Unions have become visible political forces in statehouses and municipal governments, often aligning with traditional Republican pro-business constituencies while forcing Democrats to choose between supporting unions and supporting progressive activists who want stricter data center regulations. In statehouses, unions have actively worked against proposals that would restrict data center development, including Maine's since-vetoed proposal for a statewide data center moratorium and standards proposed in Illinois that would require data centers to supply their own energy.

Pennsylvania state Senator Katie Muth noted the political challenge: "The unions don't want to promote anything that would impede data center development," she stated, explaining that it has been difficult to collect support from fellow Democrats for her legislation to regulate data centers when it is competing with union-backed legislation that she views as weaker.

Union representatives have made their presence felt at packed council meetings across the country, from St. Louis to Spring City, Pennsylvania. Sometimes, union members are the only voices speaking in favor of projects, positioning themselves as pragmatic advocates for economic development and job creation in communities that have experienced industrial decline.

How Do Unions Justify Their Partnership With Tech Giants?

Union leaders argue that their choice to support data center development is pragmatic rather than ideological. McManus stated: "If we chose as a union to have a moratorium on building the data centers because we didn't believe it was right for America, the data centers would still be getting built. They're not stopping because of organized labor". In other words, unions view their involvement as a way to ensure their members benefit from inevitable development rather than being excluded from it.

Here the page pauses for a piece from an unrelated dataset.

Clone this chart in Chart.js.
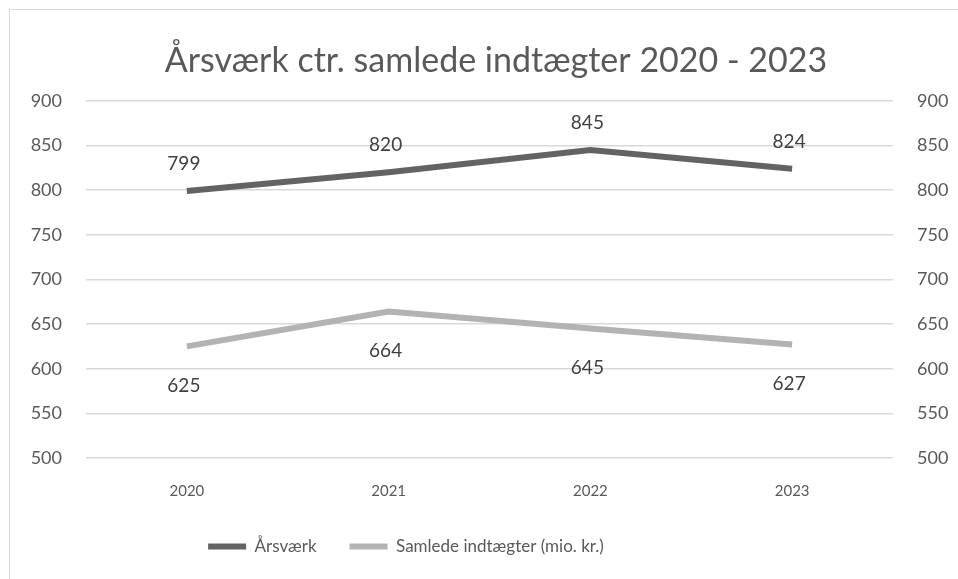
<!DOCTYPE html>
<html>
<head>
<meta charset="utf-8">
<script src="https://cdn.jsdelivr.net/npm/chart.js@4"></script>
<style>
  html, body { margin: 0; padding: 0; background: #fff; overflow: hidden; }
  #wrap { position: absolute; left: 9px; top: 9px; width: 990px; height: 620px;
          border: 1px solid #d9d9d9; box-sizing: border-box; }
  #box { position: absolute; left: 0; top: 0; width: 958px; height: 579px; }
</style>
</head>
<body>
<div id="wrap"></div>
<div id="box"><canvas id="chart"></canvas></div>
<script>
const years = ["2020", "2021", "2022", "2023"];
const aarsvaerk = [799, 820, 845, 824];
const indtaegter = [625, 664, 645, 627];
const yTicks = [500, 550, 600, 650, 700, 750, 800, 850, 900];

const fontFam = "Lato, 'Open Sans', sans-serif";
const txtColor = "#595959";

// simple data labels, above for first series, below for second
const labelPlugin = {
  id: "valLabels",
  afterLayout(chart) {
    // excel box is wider than the window: title sits right of centre, legend left of it
    chart.titleBlock.left += 12;
    chart.titleBlock.right += 12;
    chart.legend.left = 0;
    chart.legend.right = 812;
  },
  afterDatasetsDraw(chart) {
    const ctx = chart.ctx;
    ctx.save();
    ctx.font = "19px " + fontFam;
    ctx.fillStyle = "#404040";
    ctx.textAlign = "center";
    ctx.textBaseline = "middle";
    chart.data.datasets.forEach((ds, i) => {
      const meta = chart.getDatasetMeta(i);
      meta.data.forEach((pt, j) => {
        const dy = i === 0 ? -27 : 39;
        ctx.fillText(ds.data[j], pt.x - 3, pt.y + dy);
      });
    });
    ctx.restore();
  },
};

new Chart(document.getElementById("chart").getContext("2d"), {
  type: "line",
  data: {
    labels: years,
    datasets: [
      {
        label: "Årsværk",
        data: aarsvaerk,
        borderColor: "#636363",
        backgroundColor: "#636363",
        borderWidth: 6,
        pointRadius: 0,
        yAxisID: "y",
      },
      {
        label: "Samlede indtægter (mio. kr.)",
        data: indtaegter,
        borderColor: "#b3b3b3",
        backgroundColor: "#b3b3b3",
        borderWidth: 6,
        pointRadius: 0,
        yAxisID: "y2",
      },
    ],
  },
  options: {
    responsive: true,
    maintainAspectRatio: false,
    animation: false,
    layout: { padding: { left: 10, right: 0, top: 41, bottom: 14 } },
    plugins: {
      tooltip: { enabled: false },
      title: {
        display: true,
        text: "Årsværk ctr. samlede indtægter 2020 - 2023",
        color: txtColor,
        font: { family: fontFam, size: 34, weight: "normal" },
        padding: { top: 0, bottom: 19 },
      },
      legend: {
        position: "bottom",
        labels: {
          color: txtColor,
          font: { family: fontFam, size: 17 },
          boxWidth: 38,
          boxHeight: 6,
          padding: 33,
          generateLabels(chart) {
            return Chart.defaults.plugins.legend.labels
              .generateLabels(chart)
              .map((l) => ({ ...l, lineWidth: 0, strokeStyle: l.fillStyle }));
          },
        },
      },
    },
    scales: {
      x: {
        offset: true,
        afterFit: (s) => { s.height -= 19; },
        grid: { display: false, drawTicks: false },
        border: { display: false },
        ticks: {
          color: txtColor,
          font: { family: fontFam, size: 15 },
          padding: 24,
        },
      },
      y: {
        position: "left",
        min: 500,
        max: 900,
        afterFit: (s) => { s.width = 76; },
        afterBuildTicks: (s) => { s.ticks = yTicks.map((v) => ({ value: v })); },
        grid: { color: "#d9d9d9", lineWidth: 1.5, drawTicks: false },
        border: { display: false },
        ticks: {
          color: txtColor,
          font: { family: fontFam, size: 18 },
          padding: 24,
        },
      },
      y2: {
        position: "right",
        min: 500,
        max: 900,
        afterFit: (s) => { s.width = 65; },
        afterBuildTicks: (s) => { s.ticks = yTicks.map((v) => ({ value: v })); },
        grid: { display: false, drawTicks: false },
        border: { display: false },
        ticks: {
          color: txtColor,
          font: { family: fontFam, size: 18 },
          padding: 24,
        },
      },
    },
  },
  plugins: [labelPlugin],
});
</script>
</body>
</html>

National unions have successfully negotiated labor agreements on major projects, including an Oracle and OpenAI Stargate campus in Michigan and the "Project Blue" data center campus in Arizona, with more agreements in development. When Pennsylvania Governor Josh Shapiro announced that Amazon would spend $20 billion on two data center projects in eastern Pennsylvania, union leaders stood alongside the governor and Amazon executives, framing the development as a shared accomplishment.

The alignment between unions and tech companies represents a significant shift in how major infrastructure projects are developed in the United States. Rather than the traditional adversarial relationship between labor and capital, unions and tech firms are finding common ground on data center expansion, even as community groups, environmental advocates, and some elected officials raise concerns about energy consumption, water usage, and grid reliability.